The groups claim the government’s grant to reconstruct the road starting this fall would involve moving the washed-out segment about 130 feet upslope from its former location, constructing 1,900 feet of new road and adding two turnouts along steep, erosion-prone slopes.

They say all this would cause yet more sediment to fall into Cook Creek while juvenile salmon are rearing and while adult salmon are migrating and preparing to spawn.
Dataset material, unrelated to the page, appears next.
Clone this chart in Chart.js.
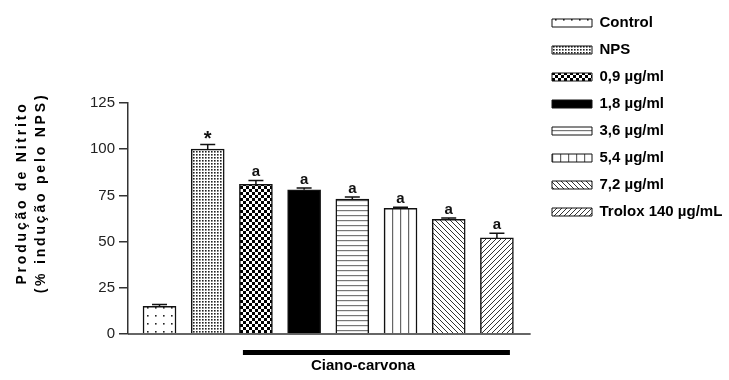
<!DOCTYPE html>
<html>
<head>
<meta charset="utf-8">
<script src="https://cdn.jsdelivr.net/npm/chart.js@4.4.1/dist/chart.umd.min.js"></script>
<style>
  html, body { margin: 0; padding: 0; background: #fff; }
  #wrap { width: 729px; height: 380px; }
</style>
</head>
<body>
<div id="wrap"><canvas id="nitritoChart" width="729" height="380"></canvas></div>
<script>
const categories = ["Control", "NPS", "0,9 µg/ml", "1,8 µg/ml", "3,6 µg/ml", "5,4 µg/ml", "7,2 µg/ml", "Trolox 140 µg/mL"];
const values = [15, 100, 81, 78, 73, 68, 62, 52];
const errors = [1, 2.5, 2, 1, 1.2, 0.6, 0.8, 2.5];
const marks = ["", "*", "a", "a", "a", "a", "a", "a"];
const yTicks = [0, 25, 50, 75, 100, 125];
const groupLabel = "Ciano-carvona";
const yTitle = ["Produção de Nitrito", "(% indução pelo NPS)"];

const FONT = "'Liberation Sans', Arial, Helvetica, sans-serif";

// pattern tiles
function tile(w, h, paint) {
  const c = document.createElement("canvas");
  c.width = w;
  c.height = h;
  const t = c.getContext("2d");
  t.fillStyle = "#fff";
  t.fillRect(0, 0, w, h);
  paint(t);
  return document.getElementById("nitritoChart").getContext("2d").createPattern(c, "repeat");
}

const patterns = [
  tile(8, 8, (t) => { t.fillStyle = "#222"; t.fillRect(3, 3, 1.6, 1.6); }),
  tile(3, 3, (t) => { t.fillStyle = "#222"; t.fillRect(1, 1, 1.6, 1.6); }),
  tile(6, 6, (t) => { t.fillStyle = "#000"; t.fillRect(0, 0, 3, 3); t.fillRect(3, 3, 3, 3); }),
  "#000",
  tile(4, 5, (t) => { t.fillStyle = "#777"; t.fillRect(0, 0, 4, 1.2); }),
  tile(8, 4, (t) => { t.fillStyle = "#666"; t.fillRect(0, 0, 1.2, 4); }),
  tile(5, 5, (t) => {
    t.strokeStyle = "#333"; t.lineWidth = 1;
    t.beginPath(); t.moveTo(-1, -1); t.lineTo(6, 6); t.moveTo(-1, 4); t.lineTo(1, 6); t.moveTo(4, -1); t.lineTo(6, 1); t.stroke();
  }),
  tile(5, 5, (t) => {
    t.strokeStyle = "#333"; t.lineWidth = 1;
    t.beginPath(); t.moveTo(-1, 6); t.lineTo(6, -1); t.moveTo(-1, 1); t.lineTo(1, -1); t.moveTo(4, 6); t.lineTo(6, 4); t.stroke();
  }),
];

const extrasPlugin = {
  id: "extras",
  afterDatasetsDraw(chart) {
    const { ctx, chartArea } = chart;
    const x = chart.scales.x;
    const y = chart.scales.y;
    ctx.save();

    // eixo x
    ctx.strokeStyle = "#333";
    ctx.lineWidth = 1.5;
    ctx.beginPath();
    ctx.moveTo(chartArea.left, chartArea.bottom);
    ctx.lineTo(x.getPixelForValue(7.7), chartArea.bottom);
    ctx.stroke();

    // barras de erro e letras
    ctx.strokeStyle = "#111";
    ctx.lineWidth = 1.5;
    ctx.fillStyle = "#111";
    ctx.textAlign = "center";
    ctx.textBaseline = "bottom";
    values.forEach((v, i) => {
      const px = x.getPixelForValue(i);
      const top = y.getPixelForValue(v);
      const cap = y.getPixelForValue(v + errors[i]);
      ctx.beginPath();
      ctx.moveTo(px, top);
      ctx.lineTo(px, cap);
      ctx.moveTo(px - 7.5, cap);
      ctx.lineTo(px + 7.5, cap);
      ctx.stroke();
      if (marks[i] === "*") {
        ctx.font = "bold 20px " + FONT;
        ctx.fillText(marks[i], px, cap + 5);
      } else if (marks[i]) {
        ctx.font = "bold 15px " + FONT;
        ctx.fillText(marks[i], px, cap - 1);
      }
    });

    // Ciano-carvona
    const x0 = x.getPixelForValue(2) - 13;
    const x1 = x.getPixelForValue(7) + 13;
    ctx.fillStyle = "#000";
    ctx.fillRect(x0, chartArea.bottom + 16, x1 - x0, 5);
    ctx.font = "bold 15px " + FONT;
    ctx.textBaseline = "middle";
    ctx.fillText(groupLabel, 363, chartArea.bottom + 32);

    // titulo do eixo y
    ctx.save();
    ctx.translate(22, 193);
    ctx.rotate(-Math.PI / 2);
    ctx.font = "bold 14px " + FONT;
    ctx.letterSpacing = "2.8px";
    ctx.textBaseline = "middle";
    ctx.fillText(yTitle[0], 0, 0);
    ctx.fillText(yTitle[1], 0, 19);
    ctx.restore();

    ctx.restore();
  },
};

new Chart(document.getElementById("nitritoChart"), {
  type: "bar",
  data: {
    datasets: [
      {
        data: categories.map((c, i) => ({ x: i, y: values[i] })),
        backgroundColor: patterns,
        borderColor: "#111",
        borderWidth: 1.5,
        barThickness: 33,
      },
    ],
  },
  options: {
    responsive: false,
    animation: false,
    layout: { padding: { top: 3.5, right: 0, bottom: 46, left: 0 } },
    plugins: {
      tooltip: { enabled: false },
      title: {
        display: true,
        text: "",
        font: { size: 10 },
        padding: { top: 0, bottom: 87.5 },
      },
      legend: {
        position: "right",
        align: "start",
        maxWidth: 189,
        labels: {
          boxWidth: 40,
          boxHeight: 8,
          padding: 12,
          color: "#111",
          font: { family: FONT, size: 15, weight: "bold" },
          generateLabels: () =>
            categories.map((c, i) => ({
              text: c,
              fillStyle: patterns[i],
              strokeStyle: "#111",
              lineWidth: 1,
              hidden: false,
              index: i,
            })),
        },
      },
    },
    scales: {
      x: {
        type: "linear",
        display: false,
        offset: false,
        min: -0.654,
        max: 7.894,
      },
      y: {
        min: 0,
        max: 125,
        afterFit: (scale) => { scale.width = 128; },
        afterBuildTicks: (scale) => { scale.ticks = yTicks.map((v) => ({ value: v })); },
        grid: { drawOnChartArea: false, tickLength: 9, color: "#333", lineWidth: 1.5 },
        border: { color: "#333", width: 1.5 },
        ticks: { padding: 4, color: "#222", font: { family: FONT, size: 15 } },
      },
    },
  },
  plugins: [extrasPlugin],
});
</script>
</body>
</html>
They also claim the project will affect marbled murrelets — another threatened species — as they nest, fledge and feed their young in the creek.

Moreover, the groups say rebuilding the road will allow the state’s Department of Forestry to continue with two timber sales slated for 2024, which would involve clearcutting around 700 acres of precious habitat.

The center’s senior freshwater attorney Meg Townsend called FEMA’s withdrawal of federal disaster funds for the road a major victory, stating that the “disastrous logging road” should have never been built in the first place.

“I’m delighted FEMA is taking its duty to protect threatened coho salmon and marbled murrelets seriously,” Townsend said in a statement. “Now we need the Oregon Department of Forestry to reconsider logging in Cook Creek and instead leave it for fish and fishing.”

In another statement Tuesday, Cascadia Wildlands’ legal director Nick Cady said the organization is “relieved the government is going to reevaluate subsidizing Oregon’s attempts to log mature and old-growth forests.”

“Using disaster relief funds to facilitate logging that increases fire risks for Oregonians is ridiculous,” Cady said.

But even while the organizations celebrated FEMA’s vow to withdraw funding in its letter Monday night, Townsend said the groups have no plans to withdraw their lawsuit yet.

“Although the letter says FEMA will do the right thing, the letter isn’t legally enforceable,” Townsend said in an email. “We won’t be dismissing the lawsuit without firm commitments from FEMA. Eventually we could agree to stay or even dismiss the case if the agency commits to taking action that’s enforceable.”

A representative of FEMA declined to comment, citing the pending litigation.